(Records from a dataset)
------------

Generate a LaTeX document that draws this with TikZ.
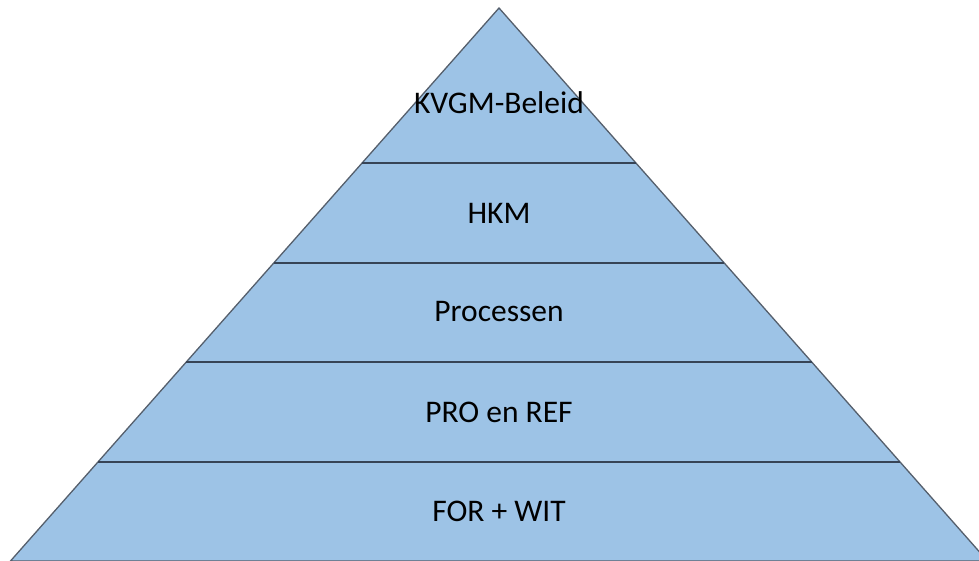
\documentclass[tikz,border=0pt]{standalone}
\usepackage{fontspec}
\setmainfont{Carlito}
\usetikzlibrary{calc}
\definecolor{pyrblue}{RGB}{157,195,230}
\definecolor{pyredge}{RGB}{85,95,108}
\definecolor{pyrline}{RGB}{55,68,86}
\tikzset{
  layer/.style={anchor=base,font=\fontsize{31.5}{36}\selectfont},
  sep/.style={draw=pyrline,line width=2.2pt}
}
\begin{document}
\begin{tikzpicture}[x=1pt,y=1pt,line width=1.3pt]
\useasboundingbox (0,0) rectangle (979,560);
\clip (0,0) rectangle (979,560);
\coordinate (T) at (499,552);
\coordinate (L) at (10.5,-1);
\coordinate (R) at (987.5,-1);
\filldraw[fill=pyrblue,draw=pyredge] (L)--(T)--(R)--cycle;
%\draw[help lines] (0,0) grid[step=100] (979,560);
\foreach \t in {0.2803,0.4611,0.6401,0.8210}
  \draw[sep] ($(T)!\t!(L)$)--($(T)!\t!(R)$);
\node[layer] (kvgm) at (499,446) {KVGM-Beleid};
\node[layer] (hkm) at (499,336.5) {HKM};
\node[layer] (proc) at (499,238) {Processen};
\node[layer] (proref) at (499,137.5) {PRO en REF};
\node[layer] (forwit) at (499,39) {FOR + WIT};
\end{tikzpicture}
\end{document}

------------

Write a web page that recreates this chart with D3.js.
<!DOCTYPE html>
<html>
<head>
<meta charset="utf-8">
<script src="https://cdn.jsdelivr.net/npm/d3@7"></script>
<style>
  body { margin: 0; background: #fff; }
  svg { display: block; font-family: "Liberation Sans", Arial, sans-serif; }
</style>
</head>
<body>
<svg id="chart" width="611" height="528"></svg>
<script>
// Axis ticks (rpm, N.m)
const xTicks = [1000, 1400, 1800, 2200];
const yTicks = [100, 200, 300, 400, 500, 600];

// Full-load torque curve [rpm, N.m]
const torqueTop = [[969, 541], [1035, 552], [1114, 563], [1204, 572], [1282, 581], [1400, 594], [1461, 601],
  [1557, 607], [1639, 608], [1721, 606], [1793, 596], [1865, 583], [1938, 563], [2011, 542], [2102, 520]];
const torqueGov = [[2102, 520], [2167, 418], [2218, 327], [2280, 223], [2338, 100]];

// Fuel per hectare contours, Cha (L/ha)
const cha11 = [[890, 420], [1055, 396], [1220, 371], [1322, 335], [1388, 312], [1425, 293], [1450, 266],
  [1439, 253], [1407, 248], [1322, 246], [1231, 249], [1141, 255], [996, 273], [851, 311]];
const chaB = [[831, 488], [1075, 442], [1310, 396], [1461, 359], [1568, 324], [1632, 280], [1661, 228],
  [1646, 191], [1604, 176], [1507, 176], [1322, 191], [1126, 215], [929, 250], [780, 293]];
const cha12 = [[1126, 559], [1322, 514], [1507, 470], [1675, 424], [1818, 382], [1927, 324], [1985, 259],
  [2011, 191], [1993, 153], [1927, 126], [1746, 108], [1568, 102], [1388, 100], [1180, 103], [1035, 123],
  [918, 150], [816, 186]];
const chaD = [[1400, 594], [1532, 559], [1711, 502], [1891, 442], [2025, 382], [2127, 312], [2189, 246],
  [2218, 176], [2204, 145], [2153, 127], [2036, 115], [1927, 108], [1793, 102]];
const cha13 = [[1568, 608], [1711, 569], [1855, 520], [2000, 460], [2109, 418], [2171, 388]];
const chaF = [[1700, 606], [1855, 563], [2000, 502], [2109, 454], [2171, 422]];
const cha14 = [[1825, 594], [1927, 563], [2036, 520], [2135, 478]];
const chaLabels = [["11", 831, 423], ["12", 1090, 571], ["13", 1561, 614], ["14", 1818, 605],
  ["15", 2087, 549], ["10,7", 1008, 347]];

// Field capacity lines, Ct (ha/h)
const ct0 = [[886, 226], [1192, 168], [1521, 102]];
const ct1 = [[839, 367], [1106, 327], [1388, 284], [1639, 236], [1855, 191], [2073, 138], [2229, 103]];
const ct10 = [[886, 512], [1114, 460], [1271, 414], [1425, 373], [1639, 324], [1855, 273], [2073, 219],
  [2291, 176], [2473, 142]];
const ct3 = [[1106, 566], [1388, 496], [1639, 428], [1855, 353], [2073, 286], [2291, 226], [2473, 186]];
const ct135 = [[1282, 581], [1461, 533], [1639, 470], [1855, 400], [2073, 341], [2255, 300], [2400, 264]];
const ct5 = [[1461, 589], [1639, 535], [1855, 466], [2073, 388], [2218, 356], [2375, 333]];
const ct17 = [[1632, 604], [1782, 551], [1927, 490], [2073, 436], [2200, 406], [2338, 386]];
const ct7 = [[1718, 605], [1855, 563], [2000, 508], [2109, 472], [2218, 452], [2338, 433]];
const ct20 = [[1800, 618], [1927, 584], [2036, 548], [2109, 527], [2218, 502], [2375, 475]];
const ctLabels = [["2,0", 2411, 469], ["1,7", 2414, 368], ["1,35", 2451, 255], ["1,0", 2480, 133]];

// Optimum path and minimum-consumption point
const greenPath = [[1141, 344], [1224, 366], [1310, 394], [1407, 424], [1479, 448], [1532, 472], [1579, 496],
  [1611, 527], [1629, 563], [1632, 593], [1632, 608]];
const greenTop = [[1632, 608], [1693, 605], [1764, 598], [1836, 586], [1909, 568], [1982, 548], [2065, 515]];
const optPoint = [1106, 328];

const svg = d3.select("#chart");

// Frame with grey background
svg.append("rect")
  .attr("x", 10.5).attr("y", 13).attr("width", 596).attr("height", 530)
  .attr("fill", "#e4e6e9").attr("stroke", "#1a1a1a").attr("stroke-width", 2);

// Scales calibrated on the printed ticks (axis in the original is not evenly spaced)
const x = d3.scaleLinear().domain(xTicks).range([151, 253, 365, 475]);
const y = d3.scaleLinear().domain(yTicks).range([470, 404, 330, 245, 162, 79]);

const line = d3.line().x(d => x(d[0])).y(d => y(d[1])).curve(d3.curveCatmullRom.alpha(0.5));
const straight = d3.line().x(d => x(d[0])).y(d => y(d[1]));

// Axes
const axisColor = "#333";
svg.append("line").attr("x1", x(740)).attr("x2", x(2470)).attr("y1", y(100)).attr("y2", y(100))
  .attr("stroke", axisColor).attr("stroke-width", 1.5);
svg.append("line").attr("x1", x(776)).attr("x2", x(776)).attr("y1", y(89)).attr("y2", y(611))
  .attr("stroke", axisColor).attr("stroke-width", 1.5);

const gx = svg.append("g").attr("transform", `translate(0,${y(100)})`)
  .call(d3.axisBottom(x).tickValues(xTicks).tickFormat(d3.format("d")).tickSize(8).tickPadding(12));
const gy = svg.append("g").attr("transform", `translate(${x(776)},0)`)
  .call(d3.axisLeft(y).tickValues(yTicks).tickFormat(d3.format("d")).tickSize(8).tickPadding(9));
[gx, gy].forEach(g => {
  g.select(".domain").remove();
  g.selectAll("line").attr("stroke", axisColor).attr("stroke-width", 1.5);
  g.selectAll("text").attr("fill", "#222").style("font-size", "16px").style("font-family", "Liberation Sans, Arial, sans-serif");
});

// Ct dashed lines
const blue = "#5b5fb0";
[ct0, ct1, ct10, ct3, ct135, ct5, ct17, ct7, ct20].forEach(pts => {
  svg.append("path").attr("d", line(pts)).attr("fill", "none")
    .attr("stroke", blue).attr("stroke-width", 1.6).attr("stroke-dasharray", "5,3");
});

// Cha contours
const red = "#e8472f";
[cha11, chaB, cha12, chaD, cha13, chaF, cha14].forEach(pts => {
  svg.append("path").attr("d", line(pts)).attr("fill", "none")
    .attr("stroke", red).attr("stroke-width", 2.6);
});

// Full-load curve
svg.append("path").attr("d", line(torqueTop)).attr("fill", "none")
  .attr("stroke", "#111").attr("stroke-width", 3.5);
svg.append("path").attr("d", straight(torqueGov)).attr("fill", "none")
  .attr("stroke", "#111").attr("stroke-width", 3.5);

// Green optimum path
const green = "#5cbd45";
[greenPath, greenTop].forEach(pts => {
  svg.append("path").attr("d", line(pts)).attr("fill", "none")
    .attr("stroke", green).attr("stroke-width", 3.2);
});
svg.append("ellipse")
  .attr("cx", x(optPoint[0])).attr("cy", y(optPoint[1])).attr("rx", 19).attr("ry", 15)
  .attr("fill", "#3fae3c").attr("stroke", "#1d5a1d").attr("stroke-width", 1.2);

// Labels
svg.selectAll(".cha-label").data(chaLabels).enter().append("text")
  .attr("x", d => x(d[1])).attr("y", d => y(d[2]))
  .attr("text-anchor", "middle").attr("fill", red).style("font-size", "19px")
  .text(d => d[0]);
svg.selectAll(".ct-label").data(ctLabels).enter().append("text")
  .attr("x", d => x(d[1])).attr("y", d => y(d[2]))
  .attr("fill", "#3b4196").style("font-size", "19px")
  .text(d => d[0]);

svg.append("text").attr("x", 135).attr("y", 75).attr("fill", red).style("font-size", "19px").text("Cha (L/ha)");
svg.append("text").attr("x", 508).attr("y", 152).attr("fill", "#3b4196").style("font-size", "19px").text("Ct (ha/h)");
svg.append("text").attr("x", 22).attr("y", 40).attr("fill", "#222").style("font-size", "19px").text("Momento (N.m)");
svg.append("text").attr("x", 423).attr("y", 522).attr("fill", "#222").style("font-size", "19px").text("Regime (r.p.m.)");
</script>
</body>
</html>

------------

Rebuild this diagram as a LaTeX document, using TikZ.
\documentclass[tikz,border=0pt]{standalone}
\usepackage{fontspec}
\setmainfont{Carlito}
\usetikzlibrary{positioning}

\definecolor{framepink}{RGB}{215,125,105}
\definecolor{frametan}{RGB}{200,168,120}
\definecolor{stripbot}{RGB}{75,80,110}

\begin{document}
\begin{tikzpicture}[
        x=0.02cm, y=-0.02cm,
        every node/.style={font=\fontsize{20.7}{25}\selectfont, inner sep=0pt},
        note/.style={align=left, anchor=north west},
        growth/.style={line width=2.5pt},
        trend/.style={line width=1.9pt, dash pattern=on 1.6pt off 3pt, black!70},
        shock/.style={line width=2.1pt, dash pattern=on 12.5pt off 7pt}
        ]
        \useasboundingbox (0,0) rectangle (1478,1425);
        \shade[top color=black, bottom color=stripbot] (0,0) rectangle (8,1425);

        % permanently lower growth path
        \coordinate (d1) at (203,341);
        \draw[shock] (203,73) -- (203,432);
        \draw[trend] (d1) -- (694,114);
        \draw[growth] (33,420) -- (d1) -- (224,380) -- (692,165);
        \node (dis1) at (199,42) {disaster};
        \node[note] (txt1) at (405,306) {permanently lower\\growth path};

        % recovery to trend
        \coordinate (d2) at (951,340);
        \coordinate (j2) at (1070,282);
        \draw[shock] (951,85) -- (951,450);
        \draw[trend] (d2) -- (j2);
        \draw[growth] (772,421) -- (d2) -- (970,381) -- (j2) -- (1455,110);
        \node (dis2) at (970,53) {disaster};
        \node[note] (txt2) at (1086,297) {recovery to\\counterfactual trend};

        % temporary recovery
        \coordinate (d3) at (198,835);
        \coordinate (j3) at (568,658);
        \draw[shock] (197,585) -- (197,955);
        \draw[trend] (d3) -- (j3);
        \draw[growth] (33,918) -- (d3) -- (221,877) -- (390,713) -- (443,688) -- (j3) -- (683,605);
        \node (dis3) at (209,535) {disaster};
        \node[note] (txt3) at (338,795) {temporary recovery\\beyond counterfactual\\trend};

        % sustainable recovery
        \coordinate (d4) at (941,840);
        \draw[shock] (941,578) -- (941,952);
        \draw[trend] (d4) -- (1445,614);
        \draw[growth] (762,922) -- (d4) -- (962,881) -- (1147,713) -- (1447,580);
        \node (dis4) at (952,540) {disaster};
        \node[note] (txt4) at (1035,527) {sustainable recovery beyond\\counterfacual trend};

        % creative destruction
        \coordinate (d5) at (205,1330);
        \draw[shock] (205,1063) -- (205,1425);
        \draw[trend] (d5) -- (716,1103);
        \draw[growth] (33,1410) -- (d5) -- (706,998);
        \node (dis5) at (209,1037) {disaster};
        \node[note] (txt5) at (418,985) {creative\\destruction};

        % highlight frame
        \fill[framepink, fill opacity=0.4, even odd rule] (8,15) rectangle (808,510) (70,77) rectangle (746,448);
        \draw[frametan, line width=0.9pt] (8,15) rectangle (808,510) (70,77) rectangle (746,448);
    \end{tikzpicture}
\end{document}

------------

YOUR INSTRUCTIONS :: Extract only the lines from the line with "Write a web" through the line with "const yTicks = [100, 200, 300, 400, 500, 600];", keeping both end lines exactly as they are.

OUTPUT BELOW ::
Write a web page that recreates this chart with D3.js.
<!DOCTYPE html>
<html>
<head>
<meta charset="utf-8">
<script src="https://cdn.jsdelivr.net/npm/d3@7"></script>
<style>
  body { margin: 0; background: #fff; }
  svg { display: block; font-family: "Liberation Sans", Arial, sans-serif; }
</style>
</head>
<body>
<svg id="chart" width="611" height="528"></svg>
<script>
// Axis ticks (rpm, N.m)
const xTicks = [1000, 1400, 1800, 2200];
const yTicks = [100, 200, 300, 400, 500, 600];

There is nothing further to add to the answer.